Homework on probability

In this homework we are going to revisit some concept that we covered in class.

Analytical questions

Question 1: Suppose we toss a fair coin until we get exactly two heads. Describe the sample space \(\Omega\). What is the probability that exactly k tosses are required?

Question 2: Let \(X_1,...,X_n \sim \text{Uniform(0,1)}\) and let \(Y_n = \max{X_1,...,X_n}\), what is \(E(Y_n)\) ?

Question 3: 2 players go in 2 different rooms where they each toss a coin simultanously. Each player then has to guess the other player’s toss outcome. The players can discuss their strategy beforehand, but cannot communicate once they enter their designated rooms. If both guessed wrong, they both get 0, if one or both correclty guessed the other players’ toss outcome then both win a payoff of 1. Find the optimal strategy and the associated expected payoff per player (hint, it is strictly higher than \(0.75\)).

Computer Question

Download psid data

Get the prepared data constructed from the PSID from Blundell, Pistaferri and Saporta. To load this data you will need to install the package readstata13. You can do that by running install.packages('readstata13').

then you can load the data

  require(readstata13)

## Loading required package: readstata13

  require(data.table)

## Loading required package: data.table

  data = data.table(read.dta13("../data/data4estimation.dta"))

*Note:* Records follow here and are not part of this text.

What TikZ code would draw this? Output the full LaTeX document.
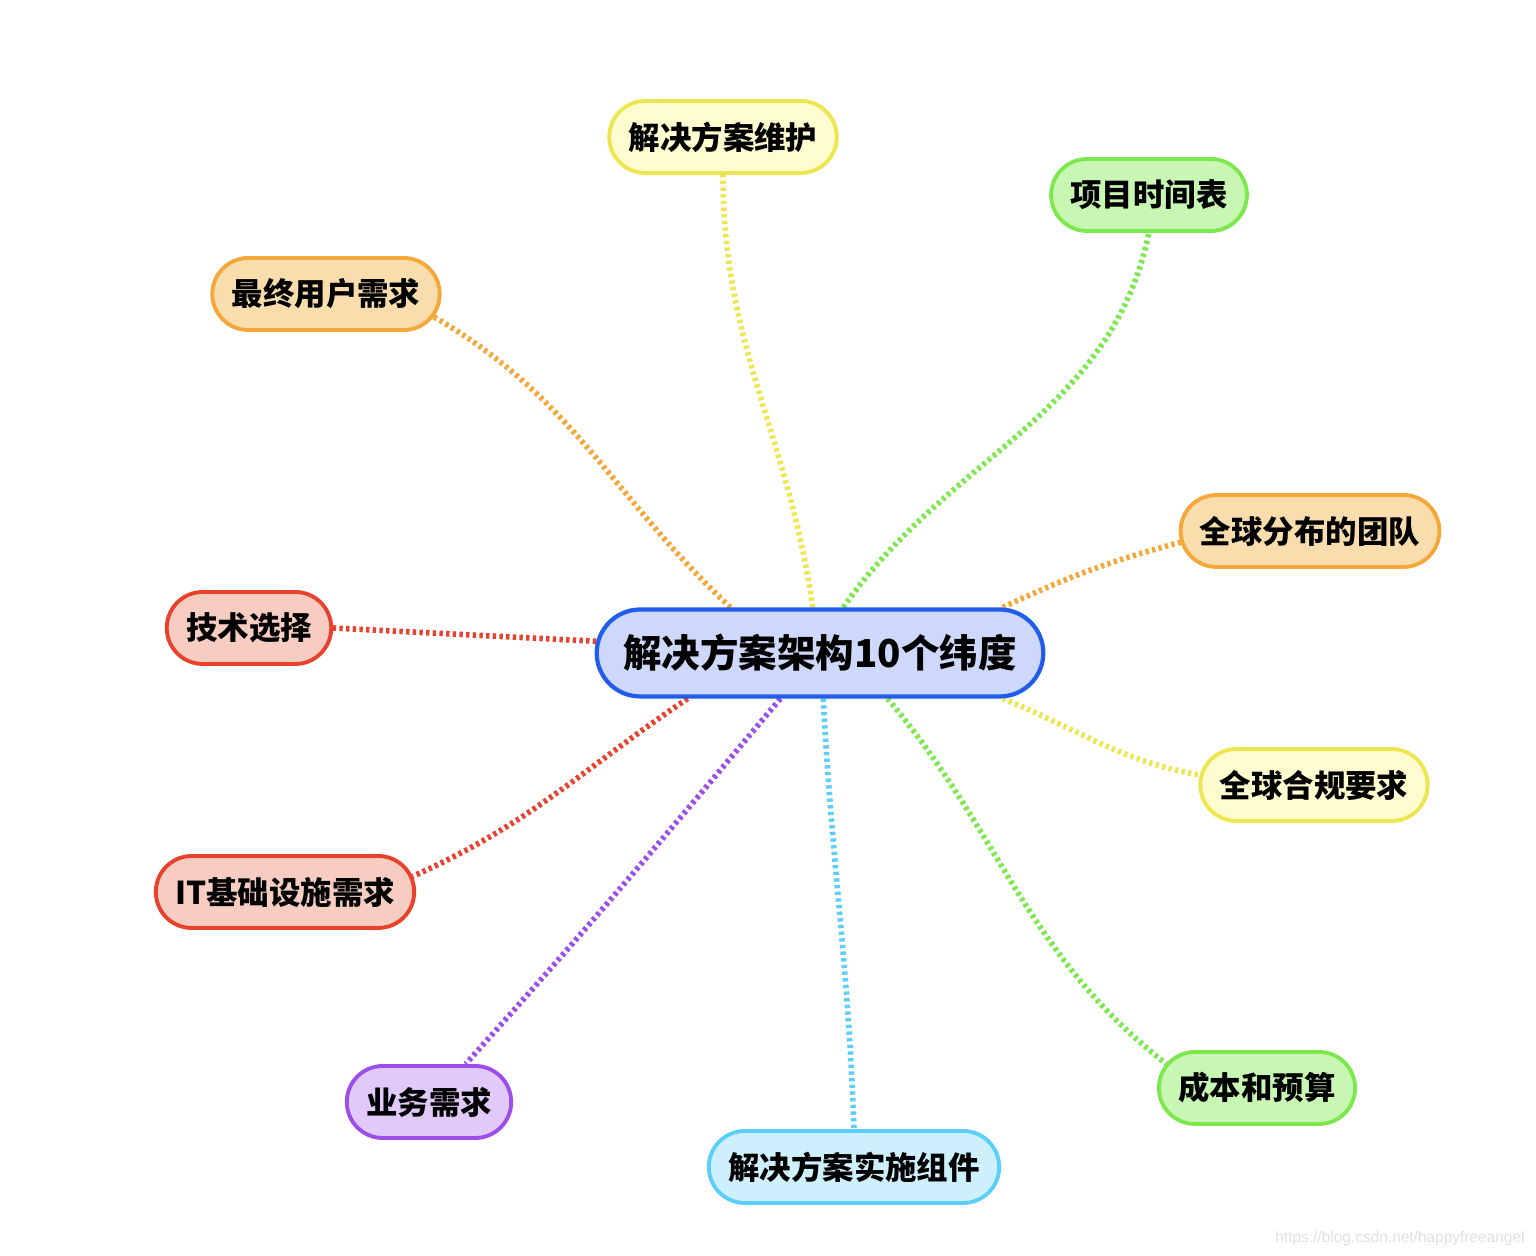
\documentclass[tikz,border=0pt]{standalone}
\usepackage{fontspec}
\setmainfont{Liberation Sans}
\newfontfamily\cjk{Noto Sans CJK SC}
\usetikzlibrary{shapes.misc,backgrounds}
\definecolor{MapBlue}{RGB}{33,92,235}
\definecolor{MapBlueLight}{RGB}{206,216,250}
\definecolor{MapYellow}{RGB}{237,230,80}
\definecolor{MapYellowLight}{RGB}{255,253,208}
\definecolor{MapGreen}{RGB}{125,232,78}
\definecolor{MapGreenLight}{RGB}{200,247,180}
\definecolor{MapOrange}{RGB}{244,168,58}
\definecolor{MapOrangeLight}{RGB}{250,221,172}
\definecolor{MapRed}{RGB}{232,66,44}
\definecolor{MapRedLight}{RGB}{248,205,193}
\definecolor{MapPurple}{RGB}{157,78,234}
\definecolor{MapPurpleLight}{RGB}{225,202,250}
\definecolor{MapCyan}{RGB}{92,206,247}
\definecolor{MapCyanLight}{RGB}{206,240,252}

\begin{document}
\begin{tikzpicture}[
x=0.02cm,y=0.02cm,
topic/.style={
    rounded rectangle,
    line width=2.2pt,
    minimum height=1.44cm,
    inner xsep=0.32cm,
    font=\cjk\bfseries\fontsize{17.9}{20}\selectfont
},
hubbox/.style={
    rounded rectangle,
    line width=2.4pt,
    draw=MapBlue,
    fill=MapBlueLight,
    minimum height=1.74cm,
    inner xsep=0.45cm,
    font=\cjk\bfseries\fontsize{21.9}{25}\selectfont
},
yltopic/.style={topic,draw=MapYellow,fill=MapYellowLight},
grtopic/.style={topic,draw=MapGreen,fill=MapGreenLight},
ortopic/.style={topic,draw=MapOrange,fill=MapOrangeLight},
rdtopic/.style={topic,draw=MapRed,fill=MapRedLight},
pptopic/.style={topic,draw=MapPurple,fill=MapPurpleLight},
cytopic/.style={topic,draw=MapCyan,fill=MapCyanLight},
link/.style={line width=3.2pt,dash pattern=on 1.9pt off 1.9pt,draw=#1}
]
\useasboundingbox (0,0) rectangle (1536,1256);

\node[hubbox] (hub) at (820,603) {解决方案架构10个纬度};

\node[yltopic] (maint) at (723,1119) {解决方案维护};
\node[grtopic] (sched) at (1149,1061) {项目时间表};
\node[ortopic] (euser) at (326,962) {最终用户需求};
\node[ortopic] (team) at (1310,725) {全球分布的团队};
\node[rdtopic] (tech) at (249,628) {技术选择};
\node[yltopic] (compl) at (1314,471) {全球合规要求};
\node[rdtopic] (infra) at (285,364) {IT基础设施需求};
\node[grtopic] (cost) at (1257,168) {成本和预算};
\node[pptopic] (biz) at (429,154) {业务需求};
\node[cytopic] (impl) at (854,89) {解决方案实施组件};

\node[text=black!12,font=\fontsize{8.8}{10}\selectfont] (wmark) at (1400,17) {https://blog.csdn.net/happyfreeangel};

\begin{scope}[on background layer]
\draw[link=MapYellow] (hub.99) to[out=98,in=-90] (maint.south);
\draw[link=MapGreen] (hub.63) to[out=55,in=-102] (sched.south);
\draw[link=MapOrange] (hub.153) to[out=137,in=-30] (euser.-12);
\draw[link=MapOrange] (hub.14) to[out=25,in=-165] (team.185);
\draw[link=MapRed] (hub.177) -- (tech.east);
\draw[link=MapYellow] (hub.-14) to[out=-22,in=170] (compl.175);
\draw[link=MapRed] (hub.199) to[out=214,in=24] (infra.7);
\draw[link=MapGreen] (hub.-34) to[out=-50,in=142] (cost.165);
\draw[link=MapPurple] (hub.229) to[out=230,in=48] (biz.46);
\draw[link=MapCyan] (hub.-86) to[out=-87,in=92] (impl.north);
\end{scope}

\end{tikzpicture}
\end{document}
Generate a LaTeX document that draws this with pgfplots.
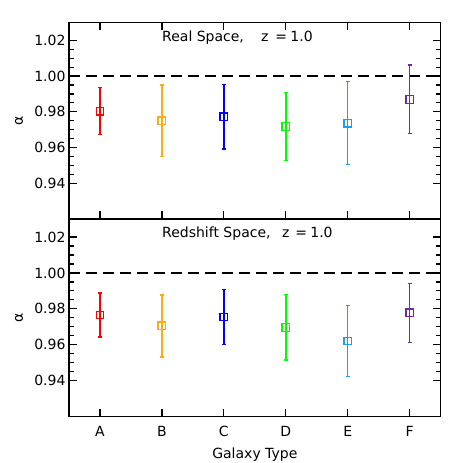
\documentclass[border=0pt]{standalone}
\usepackage{pgfplots}
\pgfplotsset{compat=1.18}
\usepackage{fontspec}
\setmainfont{DejaVu Sans}

\definecolor{cA}{RGB}{255,0,0}
\definecolor{cB}{RGB}{255,172,20}
\definecolor{cC}{RGB}{0,0,255}
\definecolor{cD}{RGB}{0,255,0}
\definecolor{cE}{RGB}{20,160,255}
\definecolor{cF}{RGB}{110,40,170}

\newcommand{\lbl}{\fontsize{14}{16}\selectfont}
\tikzset{ttl/.style={anchor=base west, inner sep=0pt, font=\lbl}}

\pgfplotsset{
  panel/.style={
    scale only axis,
    width=371.7pt,
    xmin=0.5, xmax=6.5,
    ymin=0.92, ymax=1.03,
    xtick={1,2,3,4,5,6},
    ytick={0.94,0.96,0.98,1.00,1.02},
    minor y tick num=3,
    tick align=inside,
    axis line style={line width=1.2pt},
    major tick style={line width=1.2pt, black},
    minor tick style={line width=1.2pt, black},
    major tick length=8pt,
    minor tick length=4.5pt,
    tick label style={font=\lbl},
    label style={font=\lbl},
    /pgf/number format/assume math mode=true,
    yticklabel style={/pgf/number format/.cd, fixed, fixed zerofill, precision=2},
    ylabel={α},
    every axis y label/.style={at={(axis description cs:-0.1345,0.5)}, rotate=90, anchor=center, font=\lbl},
    clip=false,
  },
  pt/.style={color=#1, only marks, mark=square, mark size=3.8pt,
    mark options={solid, draw=#1, fill=white, line width=1.3pt},
    error bars/y dir=both,
    error bars/y explicit,
    error bars/error bar style={color=#1, line width=1.4pt},
    error bars/error mark options={rotate=90, mark size=2pt, line width=1.4pt, color=#1}},
}

\begin{document}
\begin{tikzpicture}
\useasboundingbox (0,0) rectangle (463pt,463pt);

% real space
\begin{axis}[panel, at={(69pt,244pt)}, anchor=south west, height=196.5pt,
  xticklabels={}, xtick pos=both, ytick pos=both]
\addplot[black, line width=1.2pt, dash pattern=on 11pt off 6pt] coordinates {(0.5,1.0) (6.5,1.0)};
\addplot[pt=cA] coordinates {(1,0.9804) +- (0,0.0132)};
\addplot[pt=cB] coordinates {(2,0.9750) +- (0,0.0201)};
\addplot[pt=cC] coordinates {(3,0.9772) +- (0,0.0181)};
\addplot[pt=cD] coordinates {(4,0.9718) +- (0,0.0190)};
\addplot[pt=cE] coordinates {(5,0.9737) +- (0,0.0232)};
\addplot[pt=cF] coordinates {(6,0.9869) +- (0,0.0192)};
\node[ttl] at (rel axis cs:0.2502,0.902) {Real Space,};
\node[ttl] at (rel axis cs:0.5165,0.902) {z};
\node[ttl] at (rel axis cs:0.5545,0.902) {=};
\node[ttl] at (rel axis cs:0.5951,0.902) {1.0};
\end{axis}

% redshift space
\begin{axis}[panel, at={(69pt,46.3pt)}, anchor=south west, height=197.7pt,
  xticklabels={A,B,C,D,E,F}, xtick pos=bottom, ytick pos=both,
  xticklabel style={yshift=-6pt},
  xlabel={Galaxy Type}, xlabel style={yshift=-4pt}]
\addplot[black, line width=1.2pt, dash pattern=on 11pt off 6pt] coordinates {(0.5,1.0) (6.5,1.0)};
\addplot[pt=cA] coordinates {(1,0.9766) +- (0,0.0123)};
\addplot[pt=cB] coordinates {(2,0.9705) +- (0,0.0173)};
\addplot[pt=cC] coordinates {(3,0.9755) +- (0,0.0154)};
\addplot[pt=cD] coordinates {(4,0.9697) +- (0,0.0182)};
\addplot[pt=cE] coordinates {(5,0.9621) +- (0,0.0198)};
\addplot[pt=cF] coordinates {(6,0.9778) +- (0,0.0164)};
\node[ttl] at (rel axis cs:0.2502,0.906) {Redshift Space,};
\node[ttl] at (rel axis cs:0.5730,0.906) {z};
\node[ttl] at (rel axis cs:0.6083,0.906) {=};
\node[ttl] at (rel axis cs:0.6489,0.906) {1.0};
\end{axis}
\end{tikzpicture}
\end{document}
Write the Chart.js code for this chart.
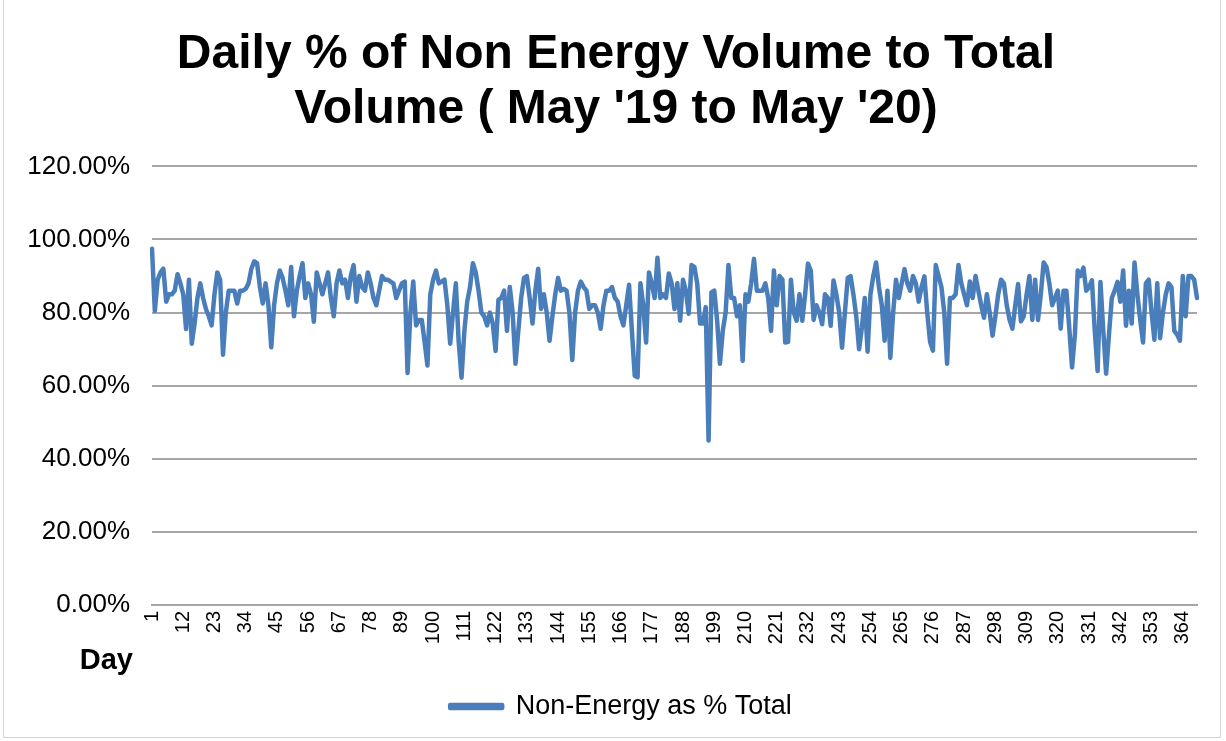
<!DOCTYPE html>
<html>
<head>
<meta charset="utf-8">
<script src="https://cdn.jsdelivr.net/npm/chart.js@4.4.1/dist/chart.umd.min.js"></script>
<style>
  html, body { margin: 0; padding: 0; background: #fff; }
  #wrap { position: relative; width: 1226px; height: 741px; }
  #frame { position: absolute; left: 3px; top: -2px; width: 1218px; height: 740px; border: 1px solid #d4d4d4; box-sizing: border-box; pointer-events: none; }
  canvas { display: block; }
</style>
</head>
<body>
<div id="wrap">
  <canvas id="myChart" width="1226" height="741"></canvas>
  <div id="frame"></div>
</div>
<script>
// Titre et légende
var titleLines = ["Daily % of Non Energy Volume to Total", "Volume ( May '19 to May '20)"];
var seriesName = 'Non-Energy as % Total';
var xTitle = 'Day';

// Jours 1..369
var days = [];
for (var i = 1; i <= 369; i++) { days.push(String(i)); }

// Graduations de l'axe Y (en %)
var yTicks = [0, 20, 40, 60, 80, 100, 120];

// Valeurs (% non-énergie / total)
var nonEnergyPct = [
  97.5, 80.5, 89, 91, 92, 83, 85, 85, 86, 90.5,
  88, 85, 75.5, 89, 71.5, 77, 84, 88, 84, 81,
  79, 76.5, 85, 91, 89, 68.5, 80, 86, 86, 86,
  82.5, 86, 86, 86.5, 88, 92, 94, 93.5, 87, 82.5,
  88, 82, 70.5, 82, 88, 91.5, 89.5, 86, 82, 92.5,
  79, 86, 90, 93.5, 84, 88, 85, 77.5, 91, 88,
  85, 88, 91, 84, 79, 88, 91.5, 88, 89, 84,
  90, 93, 83, 90, 87, 86, 91, 88, 84, 82,
  86, 90, 89, 89, 88.5, 88, 84, 86, 88, 88.5,
  63.5, 80, 88.5, 76.5, 78, 78, 72, 65.5, 85, 89,
  91.5, 88, 88.5, 89, 82, 71.5, 80, 88, 72, 62.2,
  75, 83, 87, 93.5, 91, 86, 80, 79, 76.5, 80,
  77, 69.5, 83.5, 84, 86, 75, 87, 80, 66, 75,
  84, 89.5, 90, 84, 77, 86, 92, 81, 85, 80,
  72.3, 79, 85, 89.5, 86, 86.5, 86, 80, 67, 80,
  86, 88.5, 87, 86, 81, 82, 82, 80, 75.6, 82,
  86, 86, 87, 84, 83, 79, 76.5, 82, 87.6, 75,
  62.7, 62.3, 88, 82, 71.8, 91, 88, 84, 95, 84,
  85, 84, 90.7, 88, 81, 88, 77.8, 89, 86, 79.7,
  93, 92.5, 88, 77, 77, 81.5, 45, 85.5, 86, 78,
  66, 75, 80, 93, 84, 84, 79, 82, 66.8, 85,
  83, 88, 94.7, 86, 86, 86, 88, 84, 75, 91.5,
  82, 90, 89, 71.8, 72, 89, 80, 77.8, 85, 77.8,
  85, 93.4, 91.5, 78, 82, 80, 76.8, 85, 84, 76.4,
  88.8, 85, 80, 70.4, 80, 89.5, 90, 85, 79, 70,
  76, 84, 69.3, 85, 90, 93.7, 87, 82, 72.3, 86,
  67.6, 80, 89, 84, 88, 91.9, 88, 86, 90, 88,
  83, 87, 89.9, 80, 72, 69.6, 93, 90, 87, 80,
  66, 84, 84, 85, 93, 88, 85, 82, 88.5, 84,
  90, 86, 82, 78.6, 85, 80, 73.7, 79, 85, 89,
  88, 82, 78, 75.6, 82, 87.8, 77.6, 79, 85, 90,
  78, 89, 78, 85, 93.7, 92.5, 88, 82, 84, 86,
  75.6, 86, 86, 76, 65, 74, 91.5, 90, 92.3, 86,
  87, 88.8, 75, 64, 88.4, 75, 63.3, 74, 84, 86,
  88.4, 83, 91.5, 76.4, 86, 77, 93.7, 85, 78, 71.8,
  88, 89, 80, 72.6, 88, 73, 80, 85, 88, 87,
  75, 74, 72.3, 90, 79, 90, 90, 89, 84
];

var fontFamily = "'Liberation Sans', Arial, Helvetica, sans-serif";
var lineColor = '#4a7ebb';

// Titre de l'axe X ("Day") placé à gauche, comme dans Excel
const dayLabel = {
  id: 'dayLabel',
  afterDraw(chart) {
    const c = chart.ctx;
    const area = chart.chartArea;
    c.save();
    c.font = 'bold 29px ' + fontFamily;
    c.fillStyle = '#000';
    c.textAlign = 'right';
    c.textBaseline = 'middle';
    c.fillText(xTitle, area.left - 19, area.bottom + 56);
    c.restore();
  }
};

// Décale un peu le titre et la légende vers la droite (centrés comme dans Excel)
const shiftBlocks = {
  id: 'shiftBlocks',
  afterLayout(chart) {
    if (chart.titleBlock) { chart.titleBlock.left += 15; chart.titleBlock.right += 15; }
    if (chart.legend) { chart.legend.left += 20; chart.legend.right += 20; }
  }
};

const ctx = document.getElementById('myChart');
const chart = new Chart(ctx, {
  type: 'line',
  data: {
    labels: days,
    datasets: [{
      label: seriesName,
      data: nonEnergyPct,
      borderColor: lineColor,
      backgroundColor: lineColor,
      borderWidth: 4.5,
      borderJoinStyle: 'round',
      borderCapStyle: 'round',
      pointRadius: 0,
      tension: 0,
      fill: false
    }]
  },
  options: {
    responsive: false,
    animation: false,
    layout: { padding: { left: 5, right: 29, top: 10, bottom: 11 } },
    plugins: {
      title: {
        display: true,
        text: titleLines,
        color: '#000',
        font: { family: fontFamily, size: 48, weight: 'bold', lineHeight: 1.15 },
        padding: { top: 17, bottom: 29 }
      },
      legend: {
        position: 'bottom',
        labels: {
          color: '#000',
          font: { family: fontFamily, size: 27 },
          boxWidth: 52,
          boxHeight: 3,
          padding: 12
        }
      },
      tooltip: { enabled: false }
    },
    scales: {
      x: {
        offset: false,
        grid: { display: false, drawTicks: false },
        border: { display: true, color: '#a6a6a6', width: 2 },
        ticks: {
          autoSkip: false,
          maxRotation: 90,
          minRotation: 90,
          color: '#000',
          padding: 6,
          font: { family: fontFamily, size: 20 },
          callback: function(value, index) {
            return index % 11 === 0 ? days[index] : null;
          }
        },
        afterFit: function(scale) { scale.height = 76; }
      },
      y: {
        min: yTicks[0],
        max: yTicks[yTicks.length - 1],
        grid: { color: '#a6a6a6', lineWidth: 2, drawTicks: false },
        border: { display: false },
        afterBuildTicks: function(scale) {
          scale.ticks = yTicks.map(v => ({ value: v }));
        },
        ticks: {
          color: '#000',
          padding: 22,
          font: { family: fontFamily, size: 26 },
          callback: function(value) { return value.toFixed(2) + '%'; }
        },
        afterFit: function(scale) { scale.width = 147; }
      }
    }
  },
  plugins: [dayLabel, shiftBlocks]
});
</script>
</body>
</html>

we start by computing the wage residuals

  data[, lwr := log_y] # we use raw wages, we could also use the residual from a regression on age, gender, etc...
  # extract one wage per individual
  Y = data[!is.na(lwr), list(lwr = lwr[1] ), person][,lwr]
  hist(Y)

  qqnorm(Y)

At this point we notice that the distribution of log wages is not a normal distribution. Never the less we want to form a confidence interval on the mean log wage in the population. The central limit theorem tells us how this will be distributed asymptotically.

Distribution of the mean

Call \(F(Y)\) the distribution of wages we recovered from the data. We are interested in constructing the distribution of the average of \(n\) draws from this distribution. for each \(n \leq N\) we will construct random samples from \(F(Y)\) simply by drawing with replacement from the wages we have in our data.

Question 4: Write a function that draws \(n\) wages from the data, and then computes its mean. For each value of \(n\) in \((2,5,10,25,50,100,150,200,500,1000,2000)\), use your function to generate 500 replications.

Question 5: For each value of \(n\) compute the quantiles accross replications and compare them to the quantile of normal distribution. Plot this function on the same graph using ggplot, and show that as \(n\) grows, the distribution approches the Normal distribution (recenter and rescale the means within each \(n\)).